## Aim of the exercise
Copy the data precisely, character for character, and leave out every picture.

## Source material

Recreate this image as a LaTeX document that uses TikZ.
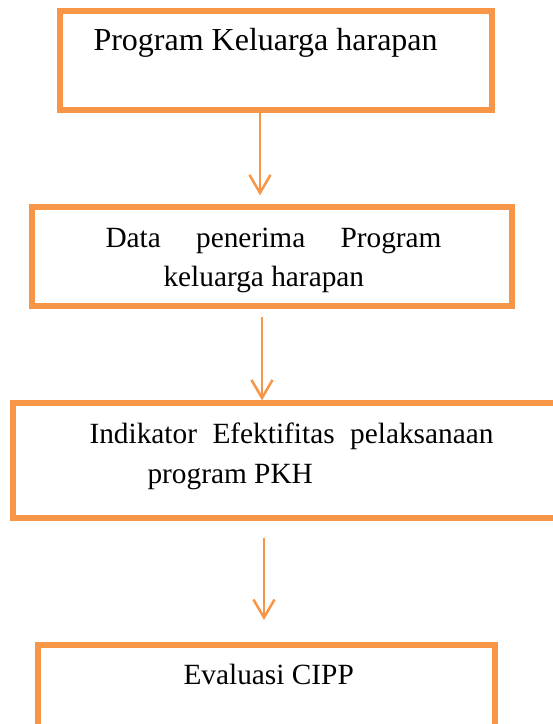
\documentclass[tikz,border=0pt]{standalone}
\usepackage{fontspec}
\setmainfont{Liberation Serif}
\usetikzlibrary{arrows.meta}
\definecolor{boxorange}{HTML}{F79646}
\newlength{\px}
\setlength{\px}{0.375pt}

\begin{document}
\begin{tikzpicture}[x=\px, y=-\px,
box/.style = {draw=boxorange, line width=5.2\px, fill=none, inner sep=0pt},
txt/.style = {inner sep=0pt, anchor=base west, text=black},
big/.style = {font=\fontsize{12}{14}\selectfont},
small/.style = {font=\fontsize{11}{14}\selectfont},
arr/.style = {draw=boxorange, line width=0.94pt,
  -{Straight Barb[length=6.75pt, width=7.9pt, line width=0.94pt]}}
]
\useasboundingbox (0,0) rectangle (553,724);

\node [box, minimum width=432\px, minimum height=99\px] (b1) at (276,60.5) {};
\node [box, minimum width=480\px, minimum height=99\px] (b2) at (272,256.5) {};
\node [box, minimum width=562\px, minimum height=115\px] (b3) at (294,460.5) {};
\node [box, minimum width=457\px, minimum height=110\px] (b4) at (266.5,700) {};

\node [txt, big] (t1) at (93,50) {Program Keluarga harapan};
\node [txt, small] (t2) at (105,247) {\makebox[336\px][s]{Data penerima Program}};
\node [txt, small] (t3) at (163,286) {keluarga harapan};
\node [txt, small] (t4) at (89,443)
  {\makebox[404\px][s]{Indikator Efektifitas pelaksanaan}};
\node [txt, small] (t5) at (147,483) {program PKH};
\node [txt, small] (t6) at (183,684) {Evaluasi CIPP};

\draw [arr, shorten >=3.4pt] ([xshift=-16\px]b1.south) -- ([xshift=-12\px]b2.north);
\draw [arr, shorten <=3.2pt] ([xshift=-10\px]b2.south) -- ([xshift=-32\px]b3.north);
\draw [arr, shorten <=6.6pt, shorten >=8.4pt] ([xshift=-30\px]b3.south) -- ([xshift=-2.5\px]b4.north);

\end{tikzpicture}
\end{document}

## The output
Recreate this image as a LaTeX document that uses TikZ.
\documentclass[tikz,border=0pt]{standalone}
\usepackage{fontspec}
\setmainfont{Liberation Serif}
\usetikzlibrary{arrows.meta}
\definecolor{boxorange}{HTML}{F79646}
\newlength{\px}
\setlength{\px}{0.375pt}

\begin{document}
\begin{tikzpicture}[x=\px, y=-\px,
box/.style = {draw=boxorange, line width=5.2\px, fill=none, inner sep=0pt},
txt/.style = {inner sep=0pt, anchor=base west, text=black},
big/.style = {font=\fontsize{12}{14}\selectfont},
small/.style = {font=\fontsize{11}{14}\selectfont},
arr/.style = {draw=boxorange, line width=0.94pt,
  -{Straight Barb[length=6.75pt, width=7.9pt, line width=0.94pt]}}
]
\useasboundingbox (0,0) rectangle (553,724);

\node [box, minimum width=432\px, minimum height=99\px] (b1) at (276,60.5) {};
\node [box, minimum width=480\px, minimum height=99\px] (b2) at (272,256.5) {};
\node [box, minimum width=562\px, minimum height=115\px] (b3) at (294,460.5) {};
\node [box, minimum width=457\px, minimum height=110\px] (b4) at (266.5,700) {};

\node [txt, big] (t1) at (93,50) {Program Keluarga harapan};
\node [txt, small] (t2) at (105,247) {\makebox[336\px][s]{Data penerima Program}};
\node [txt, small] (t3) at (163,286) {keluarga harapan};
\node [txt, small] (t4) at (89,443)
  {\makebox[404\px][s]{Indikator Efektifitas pelaksanaan}};
\node [txt, small] (t5) at (147,483) {program PKH};
\node [txt, small] (t6) at (183,684) {Evaluasi CIPP};

\draw [arr, shorten >=3.4pt] ([xshift=-16\px]b1.south) -- ([xshift=-12\px]b2.north);
\draw [arr, shorten <=3.2pt] ([xshift=-10\px]b2.south) -- ([xshift=-32\px]b3.north);
\draw [arr, shorten <=6.6pt, shorten >=8.4pt] ([xshift=-30\px]b3.south) -- ([xshift=-2.5\px]b4.north);

\end{tikzpicture}
\end{document}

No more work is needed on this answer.